U.S. officials received hysterical phone calls from leading members of the Bosnian government who pleaded with Washington to use NATO air power to save those in Mladic’s custody. One July 13 classified cable related the “alarming news” that Serb forces were committing “all sorts” of atrocities. On July 17 the CIA’s Bosnia Task Force wrote in its classified daily report that refugee reports of mass murder “provide details that appear credible.” In a July 19 confidential memorandum, Assistant Secretary of State for Human Rights John Shattuck described “credible reports of summary executions and the kidnapping and rape of Bosnian women.”
Yet, despite this knowledge, neither President Clinton nor his top advisers made the fate of the men and boys an American priority. The president issued no public threats and ordered no contingency military planning. Spokesman Nick Burns told the Washington press corps that the United States was “not a decisive actor” in the debate over how to respond. The most powerful superpower in the history of mankind had influence only “on the margins,” in Burns’s words.

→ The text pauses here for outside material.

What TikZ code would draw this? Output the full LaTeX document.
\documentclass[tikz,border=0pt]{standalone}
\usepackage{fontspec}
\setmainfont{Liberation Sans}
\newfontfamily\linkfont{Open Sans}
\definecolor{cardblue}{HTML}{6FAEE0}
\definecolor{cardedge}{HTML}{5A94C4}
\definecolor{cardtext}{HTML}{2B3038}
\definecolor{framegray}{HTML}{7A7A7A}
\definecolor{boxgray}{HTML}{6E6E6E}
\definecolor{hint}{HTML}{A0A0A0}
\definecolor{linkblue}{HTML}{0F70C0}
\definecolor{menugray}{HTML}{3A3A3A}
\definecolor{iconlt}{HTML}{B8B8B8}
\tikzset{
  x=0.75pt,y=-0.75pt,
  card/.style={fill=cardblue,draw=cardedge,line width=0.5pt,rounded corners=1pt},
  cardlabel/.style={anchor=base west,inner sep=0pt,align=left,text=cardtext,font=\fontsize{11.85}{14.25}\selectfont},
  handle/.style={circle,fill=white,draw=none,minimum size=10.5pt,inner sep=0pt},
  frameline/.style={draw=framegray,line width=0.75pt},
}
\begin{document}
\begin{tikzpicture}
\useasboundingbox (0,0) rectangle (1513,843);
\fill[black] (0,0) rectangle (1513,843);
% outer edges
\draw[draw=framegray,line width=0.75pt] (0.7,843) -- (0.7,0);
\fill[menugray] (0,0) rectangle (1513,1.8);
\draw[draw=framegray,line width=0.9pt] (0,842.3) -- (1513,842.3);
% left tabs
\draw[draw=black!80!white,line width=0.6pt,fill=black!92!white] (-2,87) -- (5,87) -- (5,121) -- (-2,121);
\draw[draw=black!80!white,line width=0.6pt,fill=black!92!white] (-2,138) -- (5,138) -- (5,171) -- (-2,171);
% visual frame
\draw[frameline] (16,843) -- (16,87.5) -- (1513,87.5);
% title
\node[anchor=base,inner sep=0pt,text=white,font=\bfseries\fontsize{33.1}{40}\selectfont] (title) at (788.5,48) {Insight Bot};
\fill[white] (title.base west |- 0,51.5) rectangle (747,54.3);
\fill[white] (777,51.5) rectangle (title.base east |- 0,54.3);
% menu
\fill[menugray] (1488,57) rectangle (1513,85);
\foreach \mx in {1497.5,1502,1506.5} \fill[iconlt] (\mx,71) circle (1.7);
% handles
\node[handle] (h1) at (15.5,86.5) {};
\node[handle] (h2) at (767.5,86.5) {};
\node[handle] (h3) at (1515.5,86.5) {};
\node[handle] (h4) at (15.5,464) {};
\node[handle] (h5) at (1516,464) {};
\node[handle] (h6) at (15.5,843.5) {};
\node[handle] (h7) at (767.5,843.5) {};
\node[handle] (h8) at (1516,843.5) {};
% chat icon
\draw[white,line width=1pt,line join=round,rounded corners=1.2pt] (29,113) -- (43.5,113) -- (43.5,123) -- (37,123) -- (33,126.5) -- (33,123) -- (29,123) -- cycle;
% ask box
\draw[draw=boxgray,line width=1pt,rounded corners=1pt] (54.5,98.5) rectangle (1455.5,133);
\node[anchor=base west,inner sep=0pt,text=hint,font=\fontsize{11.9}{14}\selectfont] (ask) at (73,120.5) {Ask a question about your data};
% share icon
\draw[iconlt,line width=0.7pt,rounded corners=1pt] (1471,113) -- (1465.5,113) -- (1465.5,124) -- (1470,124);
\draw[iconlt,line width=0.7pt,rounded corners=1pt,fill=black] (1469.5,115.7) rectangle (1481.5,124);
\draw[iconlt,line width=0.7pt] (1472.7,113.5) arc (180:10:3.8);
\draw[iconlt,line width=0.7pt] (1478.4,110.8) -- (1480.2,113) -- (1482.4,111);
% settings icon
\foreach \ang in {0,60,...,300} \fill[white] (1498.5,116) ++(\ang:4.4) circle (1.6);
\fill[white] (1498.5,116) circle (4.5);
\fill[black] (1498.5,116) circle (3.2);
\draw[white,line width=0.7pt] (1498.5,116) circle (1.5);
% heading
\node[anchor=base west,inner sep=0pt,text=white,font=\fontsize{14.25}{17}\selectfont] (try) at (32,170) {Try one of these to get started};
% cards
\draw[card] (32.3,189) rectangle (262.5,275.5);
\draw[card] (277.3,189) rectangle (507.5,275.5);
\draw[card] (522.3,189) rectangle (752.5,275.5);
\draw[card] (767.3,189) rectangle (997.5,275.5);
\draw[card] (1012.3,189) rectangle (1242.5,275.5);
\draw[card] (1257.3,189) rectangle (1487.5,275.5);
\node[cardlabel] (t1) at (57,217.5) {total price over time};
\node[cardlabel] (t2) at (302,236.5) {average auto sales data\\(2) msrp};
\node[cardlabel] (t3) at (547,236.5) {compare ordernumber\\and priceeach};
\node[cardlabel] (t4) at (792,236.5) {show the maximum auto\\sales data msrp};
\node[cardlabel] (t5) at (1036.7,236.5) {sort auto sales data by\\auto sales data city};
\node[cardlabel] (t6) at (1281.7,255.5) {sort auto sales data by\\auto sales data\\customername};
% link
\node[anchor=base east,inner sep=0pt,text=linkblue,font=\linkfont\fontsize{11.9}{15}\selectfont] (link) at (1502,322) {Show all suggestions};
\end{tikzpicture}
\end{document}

Because more intimate knowledge of Mladic’s designs would have been inconvenient, senior U.S. officials ordered neither a change in the flight pattern of American satellites snapping images overhead nor the reassignment of intelligence analysts. Toby Gati, assistant secretary of state for intelligence and research at that time, recalls: “We weren’t analyzing these pictures in real times for atrocity; we were analyzing whether NATO pilots were vulnerable.” Another official remembers, “Once the men were in Mladic’s custody, we forgot about them because we knew we could no longer address their futures.”

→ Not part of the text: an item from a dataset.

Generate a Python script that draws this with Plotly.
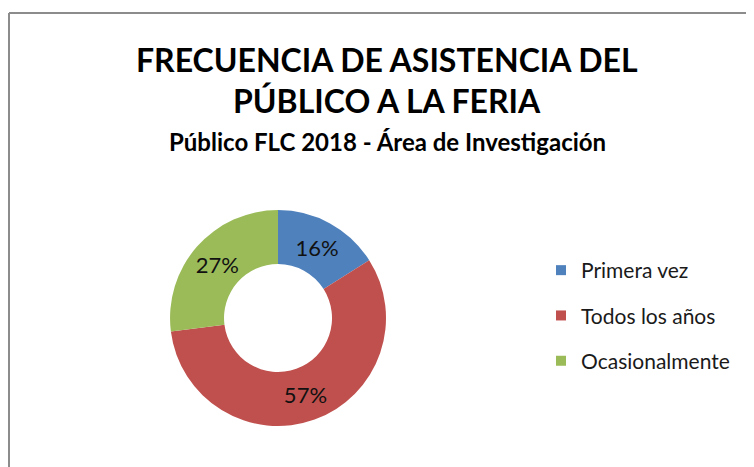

Three precious weeks passed after the safe area’s fall before a senior official ordered a sustained review of satellite images gathered the previous month to confirm rumors that Srebrenica’s Muslims had indeed been murdered. By then virtually all of Mladic’s captives were dead and (hastily) buried.
After the massacre, neither the Clinton team nor Congress looked back. I have found no evidence that Clinton commissioned an internal after-action review of the U.S. response to Srebrenica. The Senate had individual members — Joseph Biden, Bob Dole, Joseph Lieberman, John McCain and others — who took principled stands throughout the Bosnian war, urging intervention. But Congress never summoned Clinton administration officials to Capitol Hill to publicly answer for being bystanders to mass murder.
When the United Nations conducted its own Srebrenica inquiry in 1998, its investigators say, Clinton administration officials did not return their phone calls. The U.N. team was granted access only to a group of hand-picked junior and midlevel officials who revealed next to nothing. Dutch investigators complained that they met a similar stone wall in Washington.
Holland has looked inward because its troops were there. But America’s distance from the crime scene is not an alibi. It is a source of shame.
The Bush administration has a unique opportunity to look backward in order to move forward. By reviewing thousands of still-classified government documents and debriefing officials from the intelligence community, State Department, Pentagon and Clinton administration, it can follow the Dutch lead and establish the facts of how and why the United States chose to look away from the largest single act of genocide in Europe in 50 years. If the president won’t do it, Congress must take the lead, as this kind of accountability can help shape the calculus — and change the behavior — of future generations of U.S. officials.
The United States remained disengaged from Srebrenica even while our bombers were flying overhead and our politicians were well briefed. It is time Washington broke the silence and shared the responsibility.
Samantha Power is executive director of the Kennedy School’s Carr Center for Human Rights Policy and the author of ‘A Problem from Hell’: America and the Age of Genocide.